The truth about government deficits
NEIL REYNOLDS
Globe and Mail Update
March 12, 2008 at 6:00 AM EDT
In his 2004 book, The Price of Loyalty, former Wall Street Journal writer Ron Suskind described the rise and fall of Treasury Secretary Paul O'Neill in the first two years of President
George W. Bush's turbulent first term. Mr. O'Neill advised tax increases to avert deficits. (He calculated that a 60-per-cent increase in personal income taxes was needed.) His opposition to deficit spending made him a misfit in Mr. Bush's tax-cutting administration.
In one cabinet confrontation in 2002, Vice-President Dick Cheney lectured him bluntly. “Reagan proved,” he said, “that deficits don't matter.” Weeks later, Mr. Cheney fired him.
Set beside President Ronald Reagan's peacetime deficits in the 1980s, Mr. Bush's seven successive wartime deficits (beginning in fiscal 2002) look modest. Mr. Reagan ran deficits almost twice as large – relative to gross domestic product – as Mr. Bush.
The eight Reagan deficits averaged 4 per cent of GDP; the seven Bush deficits (thus far) have averaged 2.4 per cent.
Mr. Bush would need now to run a one-year deficit of $1-trillion (U.S.) to match Mr. Reagan's largest deficit in 1983, which hit 6 per cent of GDP (when GDP stood at $3.4-trillion). The largest of the Bush deficits – $412-billion in 2004 – hit 3.6 per cent of GDP (when GDP stood at $11.5-trillion).
At 6 per cent of GDP, incidentally, the largest of the Reagan deficits exceeded the largest of Franklin Delano Roosevelt's deficits during the Great Depression, which reached pinnacles of 5.9 per cent of GDP in 1934 and 5.8 per cent of GDP in 1936.
How destructive are government deficits? How wicked?
We can compare three recent two-term administrations, two of which (those of Republicans Reagan and Bush) became notorious for budgetary deficits, one of which (Democratic President Bill Clinton) became celebrated for budgetary surpluses. When Mr. Reagan took office in January, 1981, GDP stood at $3-trillion. When he left office in January, 1989, GDP stood at $5-trillion – an increase in these eight years of 65 per cent.

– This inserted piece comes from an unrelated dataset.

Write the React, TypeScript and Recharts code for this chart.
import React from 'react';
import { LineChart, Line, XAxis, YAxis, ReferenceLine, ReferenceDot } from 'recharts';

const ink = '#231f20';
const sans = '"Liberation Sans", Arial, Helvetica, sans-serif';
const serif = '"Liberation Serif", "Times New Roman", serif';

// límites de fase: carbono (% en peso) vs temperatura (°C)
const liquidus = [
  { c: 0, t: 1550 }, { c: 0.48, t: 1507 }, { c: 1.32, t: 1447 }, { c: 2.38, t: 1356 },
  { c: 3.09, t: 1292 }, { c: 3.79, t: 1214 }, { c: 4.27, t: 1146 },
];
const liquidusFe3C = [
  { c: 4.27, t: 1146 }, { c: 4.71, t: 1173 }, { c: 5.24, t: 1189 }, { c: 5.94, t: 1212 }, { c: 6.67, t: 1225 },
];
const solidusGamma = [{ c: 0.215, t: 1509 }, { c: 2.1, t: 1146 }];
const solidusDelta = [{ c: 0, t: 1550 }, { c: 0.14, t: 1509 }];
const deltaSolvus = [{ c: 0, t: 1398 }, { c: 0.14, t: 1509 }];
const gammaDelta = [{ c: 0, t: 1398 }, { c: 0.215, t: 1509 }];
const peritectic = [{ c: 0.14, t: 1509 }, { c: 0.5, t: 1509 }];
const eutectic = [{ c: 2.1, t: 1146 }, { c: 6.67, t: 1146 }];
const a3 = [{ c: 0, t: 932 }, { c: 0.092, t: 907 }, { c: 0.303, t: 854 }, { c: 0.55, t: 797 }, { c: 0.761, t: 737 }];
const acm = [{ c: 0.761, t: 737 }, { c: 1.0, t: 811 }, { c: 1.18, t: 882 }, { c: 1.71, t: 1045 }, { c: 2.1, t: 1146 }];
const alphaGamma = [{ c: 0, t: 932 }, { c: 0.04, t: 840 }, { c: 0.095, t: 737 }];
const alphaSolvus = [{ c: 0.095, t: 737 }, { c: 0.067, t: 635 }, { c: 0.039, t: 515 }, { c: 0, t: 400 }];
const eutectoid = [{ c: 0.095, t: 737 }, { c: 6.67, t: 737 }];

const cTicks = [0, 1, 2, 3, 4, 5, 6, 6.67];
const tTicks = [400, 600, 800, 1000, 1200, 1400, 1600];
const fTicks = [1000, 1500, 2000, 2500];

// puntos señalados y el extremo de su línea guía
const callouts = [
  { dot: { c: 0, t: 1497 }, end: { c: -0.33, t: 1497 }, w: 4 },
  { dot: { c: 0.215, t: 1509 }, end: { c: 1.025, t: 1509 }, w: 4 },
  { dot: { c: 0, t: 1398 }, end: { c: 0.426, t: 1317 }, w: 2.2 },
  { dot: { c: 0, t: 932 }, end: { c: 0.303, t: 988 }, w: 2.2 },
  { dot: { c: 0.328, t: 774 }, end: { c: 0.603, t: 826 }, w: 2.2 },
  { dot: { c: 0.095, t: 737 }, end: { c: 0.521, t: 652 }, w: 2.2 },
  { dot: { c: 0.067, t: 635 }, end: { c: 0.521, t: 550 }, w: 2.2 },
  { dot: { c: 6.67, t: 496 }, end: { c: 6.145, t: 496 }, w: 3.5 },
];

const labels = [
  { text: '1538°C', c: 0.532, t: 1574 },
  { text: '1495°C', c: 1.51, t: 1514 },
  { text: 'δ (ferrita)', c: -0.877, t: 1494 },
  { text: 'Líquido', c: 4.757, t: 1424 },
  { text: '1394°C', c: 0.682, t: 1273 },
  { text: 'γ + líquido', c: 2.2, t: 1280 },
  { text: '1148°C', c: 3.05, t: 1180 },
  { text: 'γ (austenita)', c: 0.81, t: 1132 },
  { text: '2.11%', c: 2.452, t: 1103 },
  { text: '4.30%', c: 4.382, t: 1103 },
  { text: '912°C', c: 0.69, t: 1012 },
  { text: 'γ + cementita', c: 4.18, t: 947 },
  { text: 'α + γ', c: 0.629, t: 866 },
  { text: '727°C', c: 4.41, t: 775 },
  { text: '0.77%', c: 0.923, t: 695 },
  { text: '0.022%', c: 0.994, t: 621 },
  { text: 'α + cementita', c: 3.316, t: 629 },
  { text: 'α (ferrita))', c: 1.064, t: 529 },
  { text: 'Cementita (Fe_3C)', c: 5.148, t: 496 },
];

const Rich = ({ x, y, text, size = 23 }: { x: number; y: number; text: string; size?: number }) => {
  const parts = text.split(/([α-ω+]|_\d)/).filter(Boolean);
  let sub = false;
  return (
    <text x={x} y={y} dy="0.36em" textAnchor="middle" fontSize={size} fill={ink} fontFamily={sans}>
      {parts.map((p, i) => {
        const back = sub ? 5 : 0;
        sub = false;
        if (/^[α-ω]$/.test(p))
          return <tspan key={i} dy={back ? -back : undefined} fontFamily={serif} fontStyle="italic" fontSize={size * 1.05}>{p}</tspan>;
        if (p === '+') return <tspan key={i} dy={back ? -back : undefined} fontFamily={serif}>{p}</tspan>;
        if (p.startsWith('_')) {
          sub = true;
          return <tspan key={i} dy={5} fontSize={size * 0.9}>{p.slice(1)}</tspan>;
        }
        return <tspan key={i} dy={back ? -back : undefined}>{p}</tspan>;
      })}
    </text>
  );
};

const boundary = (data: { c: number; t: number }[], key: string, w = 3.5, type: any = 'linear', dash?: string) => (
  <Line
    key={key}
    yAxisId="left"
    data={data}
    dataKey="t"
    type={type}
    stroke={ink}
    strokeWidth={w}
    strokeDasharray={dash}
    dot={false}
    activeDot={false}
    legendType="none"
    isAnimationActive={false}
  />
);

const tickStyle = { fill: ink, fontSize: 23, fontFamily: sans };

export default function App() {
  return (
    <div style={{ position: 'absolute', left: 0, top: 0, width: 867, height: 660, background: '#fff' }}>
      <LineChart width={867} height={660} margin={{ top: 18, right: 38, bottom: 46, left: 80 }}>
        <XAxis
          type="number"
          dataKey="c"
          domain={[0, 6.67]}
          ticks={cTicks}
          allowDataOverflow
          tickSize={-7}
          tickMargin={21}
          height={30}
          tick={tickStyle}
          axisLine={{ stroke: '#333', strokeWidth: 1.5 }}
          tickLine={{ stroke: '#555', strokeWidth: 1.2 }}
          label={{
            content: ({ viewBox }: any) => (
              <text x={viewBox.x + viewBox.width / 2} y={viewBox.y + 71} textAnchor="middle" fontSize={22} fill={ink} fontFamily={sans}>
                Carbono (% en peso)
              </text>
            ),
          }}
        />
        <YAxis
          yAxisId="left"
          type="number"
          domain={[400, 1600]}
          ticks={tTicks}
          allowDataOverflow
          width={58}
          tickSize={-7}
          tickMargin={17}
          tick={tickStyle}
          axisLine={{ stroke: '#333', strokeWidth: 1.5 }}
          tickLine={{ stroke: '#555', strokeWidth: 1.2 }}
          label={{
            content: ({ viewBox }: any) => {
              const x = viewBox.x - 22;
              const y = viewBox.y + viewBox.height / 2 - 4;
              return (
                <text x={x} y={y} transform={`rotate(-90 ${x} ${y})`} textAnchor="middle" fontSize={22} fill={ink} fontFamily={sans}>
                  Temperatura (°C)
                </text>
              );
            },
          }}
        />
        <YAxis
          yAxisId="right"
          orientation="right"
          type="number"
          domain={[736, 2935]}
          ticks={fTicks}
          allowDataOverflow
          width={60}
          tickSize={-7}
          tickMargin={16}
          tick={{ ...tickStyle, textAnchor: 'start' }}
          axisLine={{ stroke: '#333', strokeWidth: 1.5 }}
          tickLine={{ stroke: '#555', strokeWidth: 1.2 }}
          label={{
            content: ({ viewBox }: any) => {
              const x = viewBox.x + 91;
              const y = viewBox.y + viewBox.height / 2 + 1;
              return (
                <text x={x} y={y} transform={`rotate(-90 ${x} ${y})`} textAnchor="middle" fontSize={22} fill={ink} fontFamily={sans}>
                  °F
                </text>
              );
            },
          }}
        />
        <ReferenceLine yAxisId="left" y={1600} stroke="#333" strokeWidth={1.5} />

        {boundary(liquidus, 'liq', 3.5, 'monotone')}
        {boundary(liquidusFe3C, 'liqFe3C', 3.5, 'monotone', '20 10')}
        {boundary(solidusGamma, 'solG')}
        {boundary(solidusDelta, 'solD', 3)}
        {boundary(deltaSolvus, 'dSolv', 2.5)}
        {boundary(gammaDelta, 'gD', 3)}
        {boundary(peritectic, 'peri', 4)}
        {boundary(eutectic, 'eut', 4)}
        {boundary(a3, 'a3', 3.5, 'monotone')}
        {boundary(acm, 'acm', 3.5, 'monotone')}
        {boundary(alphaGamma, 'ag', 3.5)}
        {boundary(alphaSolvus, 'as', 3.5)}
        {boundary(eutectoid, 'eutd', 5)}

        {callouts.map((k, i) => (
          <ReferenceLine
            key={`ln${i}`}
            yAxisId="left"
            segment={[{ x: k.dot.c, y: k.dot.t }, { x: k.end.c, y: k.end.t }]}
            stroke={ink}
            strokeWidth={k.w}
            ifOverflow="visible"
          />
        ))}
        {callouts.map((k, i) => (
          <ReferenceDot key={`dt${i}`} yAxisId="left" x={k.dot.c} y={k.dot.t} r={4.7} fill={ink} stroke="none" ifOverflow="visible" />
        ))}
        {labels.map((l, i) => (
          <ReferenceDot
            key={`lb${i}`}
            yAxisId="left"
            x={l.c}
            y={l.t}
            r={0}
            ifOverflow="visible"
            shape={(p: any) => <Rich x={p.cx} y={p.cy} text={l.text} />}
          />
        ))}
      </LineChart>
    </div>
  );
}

When Mr. Clinton assumed office in January, 1993, GDP stood at $6.5-trillion. When he left office in January, 2001, it stood at $9.7-trillion – an increase in these eight years of 50 per cent. (In his first term, Mr. Clinton ran four deficits, which averaged 2.6 per cent of GDP, slightly higher than Mr. Bush's deficits a decade later. In his second term, Mr. Clinton ran three surpluses, which averaged 1.2 per cent of GDP.)
When Mr. Bush became president in January, 2001, GDP stood at $9.7-trillion. When he leaves office in January, 2009, it will stand (as officially projected) at $15-trillion – an increase in these eight years of 54 per cent.
You can conclude from these numbers, rightly or wrongly, that Mr. Cheney was essentially correct, that deficits don't matter – provided you generate such vigorous economic growth that GDP grows at a faster rate. The deficits of the Reagan years were the largest in these three presidencies; the economic growth was the greatest.
The crucial lesson from the Reagan era, though, arises not so much from the deficits as from the tax cuts. Without lower tax rates, the Reagan deficits would have been merely archaic exercises in Keynesian tax-and-spend. By cutting tax rates the most, Mr. Reagan produced the most economic growth.
The U.S. Tax Foundation, by the way, has calculated that the greatest of the postwar tax-cutters was actually Democratic President John F. Kennedy, whose tax cuts represented 8.8 per cent of the 1962 budget. Mr. Reagan's tax cuts represented 5.5 per cent of the 1983 budget. Mr. Bush's tax cuts represented 3.8 per cent of the 2003 budget. Using a different measure, the Kennedy tax cuts represented 1.9 per cent of national income; the Reagan tax cuts represented 1.4 per cent; the Bush tax cuts represented 1 per cent.
Canadians can look at these deficits from a different perspective. In this space last week, we examined (and admired) the federal government's resolve in paying down the national debt. We noted that Canada now has the lowest debt (relative to GDP) of any of the Group of Seven countries. One reader responded with the observation that Canada also has the lowest per-capita GDP of the G7 countries.
This is not correct, of course. Measured on the basis of purchasing power and expressed in 2007 U.S. dollars, the deficit-spending United States has the highest GDP per capita in the G7: $46,000. But debt-paying Canada has the second highest: $38,200.
The only unequivocal conclusion from all of this is that Mr. Cheney was right to fire Mr. O'Neill. A 60-per-cent increase in personal income taxes would have shut down the U.S. economy – and the Canadian economy along with it.
You can take the high road. You can take the low road. Either way, though, you have to keep the toll as low as you can.